DATASET EXCERPT »
┌──

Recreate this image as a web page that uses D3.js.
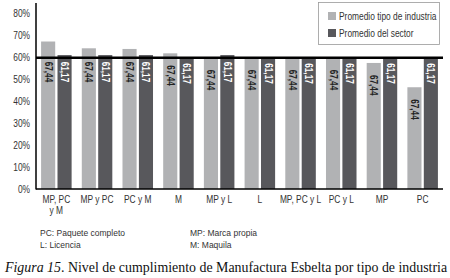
<!DOCTYPE html>
<html lang="es">
<head>
    <title>Figura 15</title>
    <script src='https://d3js.org/d3.v7.min.js'></script>
    <style>
        body { margin: 0; background: #fff; }
        text { font-family: "Liberation Sans", Arial, sans-serif; }
    </style>
</head>
<body>
<script>

// categories (x axis), the two series and their printed labels
var categories = ["MP, PC y M", "MP y PC", "PC y M", "M", "MP y L", "L", "MP, PC y L", "PC y L", "MP", "PC"];
var catLines   = [["MP, PC", "y M"], ["MP y PC"], ["PC y M"], ["M"], ["MP y L"], ["L"], ["MP, PC y L"], ["PC y L"], ["MP"], ["PC"]];
var industria  = [67.4, 64.3, 64.0, 62.0, 60.0, 60.0, 60.0, 60.0, 57.6, 46.5];
var sector     = [61.2, 61.2, 61.2, 60.2, 61.2, 60.2, 60.2, 60.2, 60.2, 60.2];
var industriaLabel = "67,44";
var sectorLabel    = "61,17";
var yTicks = [0, 10, 20, 30, 40, 50, 60, 70, 80];
var refLine = 60;
var seriesNames = ["Promedio tipo de industria", "Promedio del sector"];
var notes = [["PC: Paquete completo", "L: Licencia"], ["MP: Marca propia", "M: Maquila"]];

const W = 450, H = 278;
const mLeft = 36, mRight = 443, mTop = 3, mBottom = 189;
const colors = ["#b1b2b4", "#58585c"];
const narrow = 0.84; // the chart text is a condensed face

const svg = d3.select("body").append("svg")
    .attr("width", W).attr("height", H);

const y = d3.scaleLinear().domain([0, 85]).range([mBottom, mTop]);
const x0 = d3.scaleBand().domain(categories).range([mLeft, mRight])
    .paddingInner(0.25).paddingOuter(0.125);
const x1 = d3.scaleBand().domain([0, 1]).range([0, x0.bandwidth()]).paddingInner(0.14);

// rows: one per category with both values
var rows = categories.map(function(c, i) {
    return { cat: c, vals: [industria[i], sector[i]] };
});

var groups = svg.selectAll("g.grp").data(rows).enter().append("g")
    .attr("class", "grp")
    .attr("transform", function(d) { return "translate(" + x0(d.cat) + ",0)"; });

groups.selectAll("rect").data(function(d) { return d.vals; }).enter().append("rect")
    .attr("x", function(d, i) { return x1(i); })
    .attr("y", function(d) { return y(d); })
    .attr("width", x1.bandwidth())
    .attr("height", function(d) { return y(0) - y(d); })
    .attr("fill", function(d, i) { return colors[i]; });

// reference line at 60%
svg.append("line")
    .attr("x1", mLeft).attr("x2", mRight)
    .attr("y1", y(refLine)).attr("y2", y(refLine))
    .attr("stroke", "#000").attr("stroke-width", 2.6);

// rotated value labels inside the bars
var offs = [12, 6];
groups.selectAll("text.val").data(function(d) { return d.vals; }).enter().append("text")
    .attr("class", "val")
    .attr("transform", function(d, i) {
        var ty = Math.max(y(d) + offs[i], y(refLine) + 4);
        return "translate(" + (x1(i) + x1.bandwidth() / 2) + "," + ty + ") rotate(90) scale(0.82,1)";
    })
    .attr("dy", "0.35em")
    .attr("font-size", 10)
    .attr("font-weight", "bold")
    .attr("fill", function(d, i) { return i === 0 ? "#222" : "#fff"; })
    .text(function(d, i) { return i === 0 ? industriaLabel : sectorLabel; });

// axes
svg.append("line").attr("x1", mLeft).attr("x2", mLeft).attr("y1", mTop).attr("y2", mBottom + 0.5)
    .attr("stroke", "#000").attr("stroke-width", 1.5);
svg.append("line").attr("x1", mLeft).attr("x2", mRight).attr("y1", mBottom).attr("y2", mBottom)
    .attr("stroke", "#000").attr("stroke-width", 1.5);

svg.selectAll("text.ytick").data(yTicks).enter().append("text")
    .attr("class", "ytick")
    .attr("transform", function(d) { return "translate(30," + y(d) + ") scale(" + narrow + ",1)"; })
    .attr("dy", "0.35em")
    .attr("text-anchor", "end")
    .attr("font-size", 10).attr("fill", "#333")
    .text(function(d) { return d + "%"; });

svg.selectAll("text.xlab").data(categories).enter().append("text")
    .attr("class", "xlab")
    .attr("text-anchor", "middle")
    .attr("font-size", 10).attr("fill", "#333")
    .attr("transform", function(d) { return "translate(" + (x0(d) + x0.bandwidth() / 2) + "," + 203 + ") scale(" + narrow + ",1)"; })
    .each(function(d, i) {
        d3.select(this).selectAll("tspan").data(catLines[i]).enter().append("tspan")
            .attr("x", 0).attr("dy", function(t, j) { return j === 0 ? 0 : 11; })
            .text(function(t) { return t; });
    });

// legend
var lg = svg.append("g").attr("transform", "translate(318,2)");
lg.append("rect").attr("x", 0.5).attr("y", 0.5).attr("width", 121).attr("height", 42)
    .attr("fill", "#fff").attr("stroke", "#999").attr("stroke-width", 0.8);
seriesNames.forEach(function(s, i) {
    lg.append("rect").attr("x", 10).attr("y", 10 + i * 17).attr("width", 8).attr("height", 8)
        .attr("fill", colors[i]);
    lg.append("text").attr("transform", "translate(21," + (14 + i * 17) + ") scale(" + narrow + ",1)")
        .attr("dy", "0.35em")
        .attr("font-size", 10).attr("fill", "#333").text(s);
});

// notes under chart
notes.forEach(function(col, c) {
    col.forEach(function(t, r) {
        svg.append("text")
            .attr("x", c === 0 ? 40 : 190).attr("y", 236 + r * 11.5)
            .attr("font-size", 8.5).attr("fill", "#333").text(t);
    });
});

// caption
var cap = svg.append("text").attr("x", 5).attr("y", 272)
    .style("font-family", "'Liberation Serif', 'Times New Roman', serif")
    .attr("font-size", 13.9).attr("fill", "#111");
cap.append("tspan").attr("font-style", "italic").text("Figura 15");
cap.append("tspan").text(". Nivel de cumplimiento de Manufactura Esbelta por tipo de industria");

</script>
</body>
</html>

└──

Locate the lines above that contain "this" and copy them.

Recreate this image as a web page that uses D3.js.
        d3.select(this).selectAll("tspan").data(catLines[i]).enter().append("tspan")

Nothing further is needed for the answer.